The captain's expression didn't change as he pressed forward, blades vibrating in tandem. "You fight well, Ashborn," he said between strikes, voice steady even in the storm of movement. "But you're using borrowed form. It's not yours."
Ithan grunted, blocking one saber and narrowly avoiding the other. His arms shook from the force, his skin burning where the shockwaves tore at his flesh. He's right, Ithan thought. This isn't my fight style.
The ground beneath them cracked as Stormheart's fire met the resonance of Anipather's sabers. The collision birthed thunder, flame, and force all at once—two truths clashing in the hollow of the crystal mountain.
Ithan staggered back, chest heaving, watching the faint violet light gather around Anipather's blades. The vibrations deepened into a frequency that made the air hum, shards of crystal trembling loose from the ceiling.
So this is it, he realized. The power that killed Larson.
The sound rose into a low, droning note that made his heart skip a beat. His spear vibrated in response, the fire sputtering. Pain lanced through his arms and ribs.
Anipather raised one saber, its edge blurring from the intensity of the vibration. "You won't last long, Ashborn," he said, his tone calm, almost pitying. "This technique doesn't just cut flesh. It cuts through your strength. Through your soul."
The air between them cracked, and Ithan steadied his breath, blood dripping from his split knuckles. The pain didn't matter. What mattered was the rhythm—the pattern—the truth behind Anipather's vibration.

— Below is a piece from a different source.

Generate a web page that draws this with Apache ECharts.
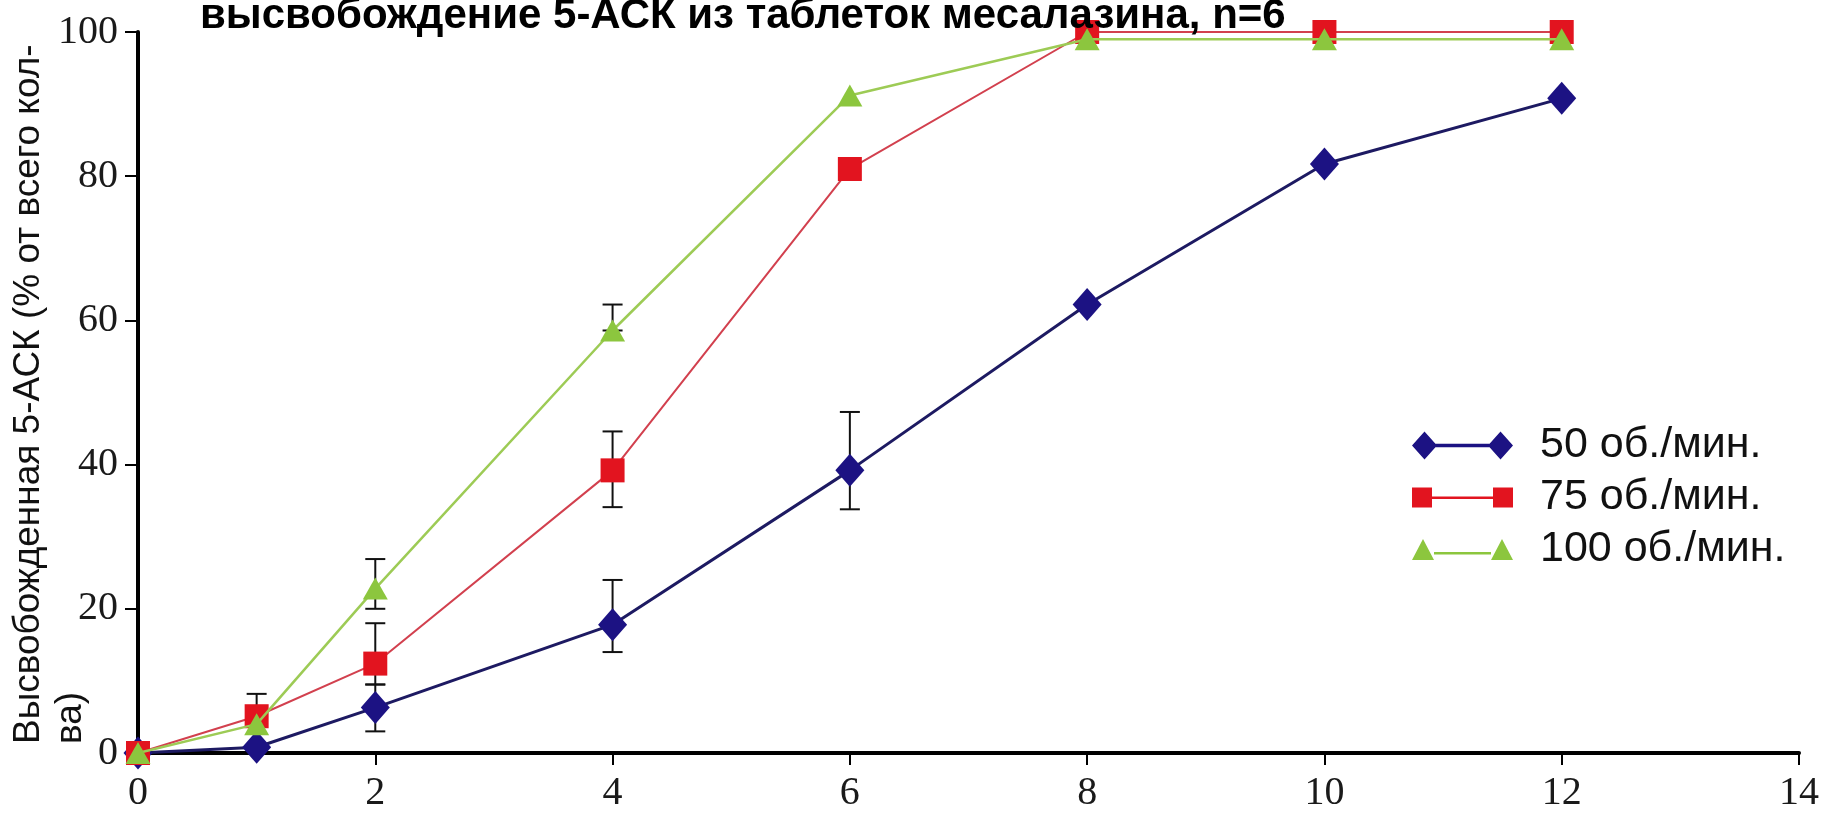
<!DOCTYPE html>
<html>
<head>
<meta charset="utf-8">
<script src="https://cdn.jsdelivr.net/npm/echarts@6/dist/echarts.min.js"></script>
<style>html,body{margin:0;padding:0;background:#fff}#c{width:1822px;height:813px}</style>
</head>
<body>
<div id="c"></div>
<script>
// ---- data ----
const titleText = 'высвобождение 5-АСК из таблеток месалазина, n=6';
const yAxisTitle = 'Высвобожденная 5-АСК (% от всего кол-\nва)';
const seriesNames = ['50 об./мин.', '75 об./мин.', '100 об./мин.'];
const timePoints = [0, 1, 2, 4, 6, 8, 10, 12];
const rpm50 = [0, 0.8, 6.3, 17.8, 39.2, 62.2, 81.7, 90.8];
const rpm75 = [0, 5.1, 12.4, 39.2, 81.0, 100, 100, 100];
const rpm100 = [0, 4.0, 22.8, 58.6, 91.2, 99, 99, 99];
// error bars: [time, low, high]
const err50 = [[2, 3.0, 9.5], [4, 14.0, 24.0], [6, 33.8, 47.3]];
const err75 = [[1, 5.1, 8.2], [2, 9.5, 18.0], [4, 34.1, 44.6]];
const err100 = [[2, 20.0, 26.9], [4, 58.6, 62.2]];
const xTicks = {min: 0, max: 14, interval: 2};
const yTicks = {min: 0, max: 100, interval: 20};

const colors = {
  c50: '#1c1283', l50: '#1d1a62',
  c75: '#e2141f', l75: '#d2404e',
  c100: '#8cc63e', l100: '#9dcb55'
};

function pairs(xs, ys) { return xs.map((x, i) => [x, ys[i]]); }

function errSeries(data) {
  return {
    type: 'custom',
    z: 1,
    silent: true,
    clip: false,
    encode: {x: 0, y: [1, 2]},
    data: data,
    renderItem: function (params, api) {
      const x = api.value(0);
      const lo = api.coord([x, api.value(1)]);
      const hi = api.coord([x, api.value(2)]);
      const hw = 10;
      const st = {stroke: '#111', lineWidth: 2};
      return {
        type: 'group',
        children: [
          {type: 'line', shape: {x1: lo[0], y1: lo[1], x2: hi[0], y2: hi[1]}, style: st},
          {type: 'line', shape: {x1: hi[0] - hw, y1: hi[1], x2: hi[0] + hw, y2: hi[1]}, style: st},
          {type: 'line', shape: {x1: lo[0] - hw, y1: lo[1], x2: lo[0] + hw, y2: lo[1]}, style: st}
        ]
      };
    }
  };
}

const chart = echarts.init(document.getElementById('c'), null, {renderer: 'canvas'});
const serif = '"Liberation Serif", "DejaVu Serif", serif';
const sans = '"Liberation Sans", Arial, sans-serif';

chart.setOption({
  animation: false,
  backgroundColor: '#fff',
  title: {
    text: titleText,
    left: 195, top: -10,
    textStyle: {fontFamily: sans, fontSize: 42, fontWeight: 'bold', color: '#000'}
  },
  grid: {left: 138, right: 23, top: 32, bottom: 45, containLabel: false},
  xAxis: {
    type: 'value', min: xTicks.min, max: xTicks.max, interval: xTicks.interval,
    axisLine: {lineStyle: {color: '#000', width: 4}},
    axisTick: {length: 12, lineStyle: {color: '#000', width: 2}},
    axisLabel: {fontFamily: serif, fontSize: 40, color: '#1a1a1a', margin: 20},
    splitLine: {show: false}
  },
  yAxis: {
    type: 'value', min: yTicks.min, max: yTicks.max, interval: yTicks.interval,
    axisLine: {show: true, lineStyle: {color: '#000', width: 4}},
    axisTick: {show: true, length: 13, lineStyle: {color: '#000', width: 2}},
    axisLabel: {fontFamily: serif, fontSize: 40, color: '#1a1a1a', margin: 20},
    splitLine: {show: false}
  },
  legend: {
    left: 1407, top: 419, orient: 'vertical', itemGap: 9,
    itemWidth: 101, itemHeight: 28,
    textStyle: {fontFamily: sans, fontSize: 43, color: '#111', padding: [0, 0, 0, 22]},
    data: [
      {name: seriesNames[0], icon: 'path://M0,14L12.5,0L25,14L12.5,28Z M12.5,12.2L88.5,12.2L88.5,15.8L12.5,15.8Z M76,14L88.5,0L101,14L88.5,28Z'},
      {name: seriesNames[1], icon: 'path://M0,0L20,0L20,20L0,20Z M20,9L81,9L81,11.5L20,11.5Z M81,0L101,0L101,20L81,20Z'},
      {name: seriesNames[2], icon: 'path://M0,21L11,0L22,21Z M22,13L79,13L79,15.5L22,15.5Z M79,21L90,0L101,21Z'}
    ]
  },
  graphic: [{
    type: 'text', x: 8, y: 744, rotation: Math.PI / 2,
    style: {text: yAxisTitle, fontFamily: sans, fontSize: 37, fill: '#111', align: 'left', verticalAlign: 'top', lineHeight: 42}
  }],
  series: [
    errSeries(err50), errSeries(err75), errSeries(err100),
    {
      name: seriesNames[0], type: 'line', z: 3, clip: false,
      data: pairs(timePoints, rpm50),
      symbol: 'diamond', symbolSize: [29, 33],
      itemStyle: {color: colors.c50},
      lineStyle: {color: colors.l50, width: 3}
    },
    {
      name: seriesNames[1], type: 'line', z: 4, clip: false,
      data: pairs(timePoints, rpm75),
      symbol: 'rect', symbolSize: 24,
      itemStyle: {color: colors.c75},
      lineStyle: {color: colors.l75, width: 2}
    },
    {
      name: seriesNames[2], type: 'line', z: 5, clip: false,
      data: pairs(timePoints, rpm100),
      symbol: 'triangle', symbolSize: [25, 22],
      itemStyle: {color: colors.c100},
      lineStyle: {color: colors.l100, width: 2.5}
    }
  ]
});
</script>
</body>
</html>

He'd survived worse. He could survive this, too.
"Mystery of the Ocean's Predator—Orca Maw."
The words rolled from Anipather's tongue like a decree.
Ithan's eyes ignited—white gold irises burning with intricate runes that rotated and realigned like living equations. The world slowed around him. Every thread of motion, every fluctuation in Aether, unfolded in exquisite detail. He saw it—the tension coiling in Anipather's shoulders, the micro-shudder of his wrists, the subtle twist of the sabers' vibrating edge.

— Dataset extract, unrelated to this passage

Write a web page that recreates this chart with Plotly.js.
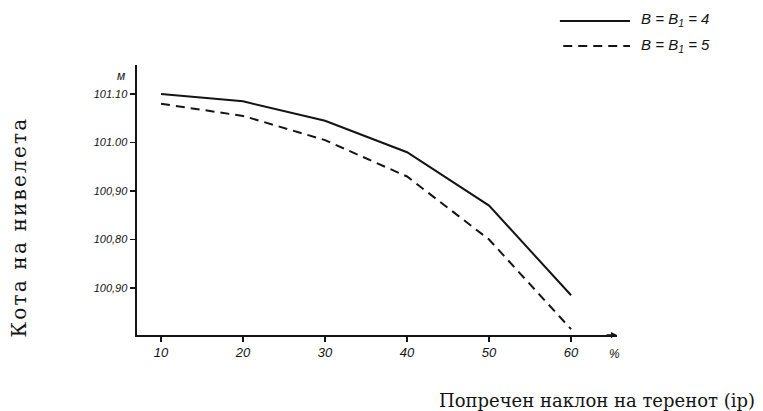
<!DOCTYPE html>
<html>
<head>
<meta charset="utf-8">
<script src="https://cdn.plot.ly/plotly-3.0.1.min.js"></script>
<style>html,body{margin:0;padding:0;background:#fff;}#chart{width:763px;height:411px;}</style>
</head>
<body>
<div id="chart"></div>
<script>
const slope = [10, 20, 30, 40, 50, 60];
const seriesB4 = [101.10, 101.085, 101.045, 100.98, 100.87, 100.685];
const seriesB5 = [101.08, 101.055, 101.005, 100.93, 100.80, 100.615];
const xTickVals = [10, 20, 30, 40, 50, 60];
const xTickText = ['10', '20', '30', '40', '50', '60'];
const yTickVals = [101.10, 101.00, 100.90, 100.80, 100.70];
const yTickText = ['101.10', '101.00', '100,90', '100,80', '100,90'];
const legendB4 = '<i>B</i> = <i>B</i><sub>1</sub> = 4';
const legendB5 = '<i>B</i> = <i>B</i><sub>1</sub> = 5';

const ink = '#141414';

const traces = [
  {x: slope, y: seriesB4, mode: 'lines', line: {color: ink, width: 2}, showlegend: false},
  {x: slope, y: seriesB5, mode: 'lines', line: {color: ink, width: 2, dash: '9px,6px'}, showlegend: false}
];

const tickFontY = {family: 'Liberation Sans', size: 11, color: ink, style: 'italic'};
const tickFontX = {family: 'Liberation Sans', size: 13, color: ink, style: 'italic'};

const layout = {
  width: 763, height: 411,
  margin: {l: 137, r: 146, t: 65, b: 76},
  paper_bgcolor: '#fff', plot_bgcolor: '#fff',
  xaxis: {
    range: [7.07, 65.6], showgrid: false, zeroline: false,
    showline: true, linecolor: ink, linewidth: 1.5,
    ticks: 'outside', ticklen: 5, tickwidth: 1.2, tickcolor: ink,
    tickvals: xTickVals, ticktext: xTickText, tickfont: tickFontX
  },
  yaxis: {
    range: [100.603, 101.16], showgrid: false, zeroline: false,
    showline: true, linecolor: ink, linewidth: 2.5,
    ticks: 'outside', ticklen: 5, tickwidth: 1.2, tickcolor: ink,
    tickvals: yTickVals, ticktext: yTickText, tickfont: tickFontY
  },
  shapes: [
    {type: 'line', xref: 'paper', yref: 'paper', x0: 0.881, x1: 1.027, y0: 1.163, y1: 1.163, line: {color: ink, width: 2}},
    {type: 'line', xref: 'paper', yref: 'paper', x0: 0.888, x1: 1.027, y0: 1.07, y1: 1.07, line: {color: ink, width: 2, dash: '9px,6px'}}
  ],
  annotations: [
    {xref: 'paper', yref: 'paper', x: 1.046, y: 1.17, xanchor: 'left', yanchor: 'middle', showarrow: false,
     text: legendB4, font: {family: 'Liberation Sans', size: 15, color: ink, style: 'italic'}},
    {xref: 'paper', yref: 'paper', x: 1.046, y: 1.074, xanchor: 'left', yanchor: 'middle', showarrow: false,
     text: legendB5, font: {family: 'Liberation Sans', size: 15, color: ink, style: 'italic'}},
    {xref: 'paper', yref: 'paper', x: -0.033, y: 0.959, xanchor: 'center', yanchor: 'middle', showarrow: false,
     text: 'м', font: {family: 'Liberation Sans', size: 12, color: ink, style: 'italic'}},
    {xref: 'paper', yref: 'paper', x: 0.994, y: -0.07, xanchor: 'center', yanchor: 'middle', showarrow: false,
     text: '%', font: {family: 'Liberation Sans', size: 12, color: ink, style: 'italic'}},
    {xref: 'paper', yref: 'paper', x: 1.2917, y: -0.241, xanchor: 'right', yanchor: 'middle', showarrow: false,
     text: 'Попречен наклон на теренот (ip)', font: {family: 'DejaVu Serif', size: 18, color: ink}},
    {xref: 'paper', yref: 'paper', x: -0.246, y: 0.4, xanchor: 'center', yanchor: 'middle', showarrow: false, textangle: -90,
     text: 'Кота на нивелета', font: {family: 'DejaVu Serif', size: 20, color: ink}},
    {xref: 'paper', yref: 'paper', x: 1.0, y: 0, ax: -12, ay: 0, showarrow: true, arrowhead: 2, arrowsize: 0.8, arrowwidth: 1.5, arrowcolor: ink, text: ''}
  ]
};

Plotly.newPlot('chart', traces, layout, {staticPlot: true, displayModeBar: false}).then(function () {
  document.querySelectorAll('.annotation-text').forEach(function (t) {
    if (t.textContent === 'Кота на нивелета') {
      t.style.letterSpacing = '2.2px';
    }
  });
});
</script>
</body>
</html>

A translucent wave-field burst outward from Anipather's blades, forming the faint outline of a massive orca's jaw—its shape rippling through the air like refracted glass. The "teeth" were arcs of oscillating force, rows of compressed energy grinding against each other with a subsonic hum that rattled the crystal mountain itself.
The air screamed.
Ithan's foresight drew the trajectory in luminous threads before his eyes. He saw the path of destruction before it happened—the jaw would snap shut from both sides, grinding anything caught within into dust.
Cinder Steps.
He moved. His body blurred in a flare of white-gold flame, sliding just beyond the invisible fangs. The heat of the collapsing field brushed his back as he rolled away, the energy biting through the air where he'd stood an instant before.
But Anipather wasn't done.
"Clever," the captain murmured, eyes narrowing. He shifted his stance, his second saber already in motion. With a brutal twist, he crossed both blades together—closing the spectral jaw with a single command.
The orca's maw slammed shut.
A concussive implosion erupted at the center, sucking the air inward before detonating in a shockwave that tore through the chamber. The pressure crushed against Ithan's ribs, rattling his bones like a drum. His ears rang. The force slammed him across the glassy floor, sparks from Stormheart trailing his fall.
He coughed, the metallic taste of blood on his tongue, vision shaking from the resonance vibrating through his skeleton.
Anipather stood amidst the chaos, sabers gleaming with the residual afterglow of the technique. His armor bore the shimmer of contained power, his expression calm—almost solemn.
"It's a shame, Ashborn," he said, voice cold, edged with something like respect. "A shame that you must die."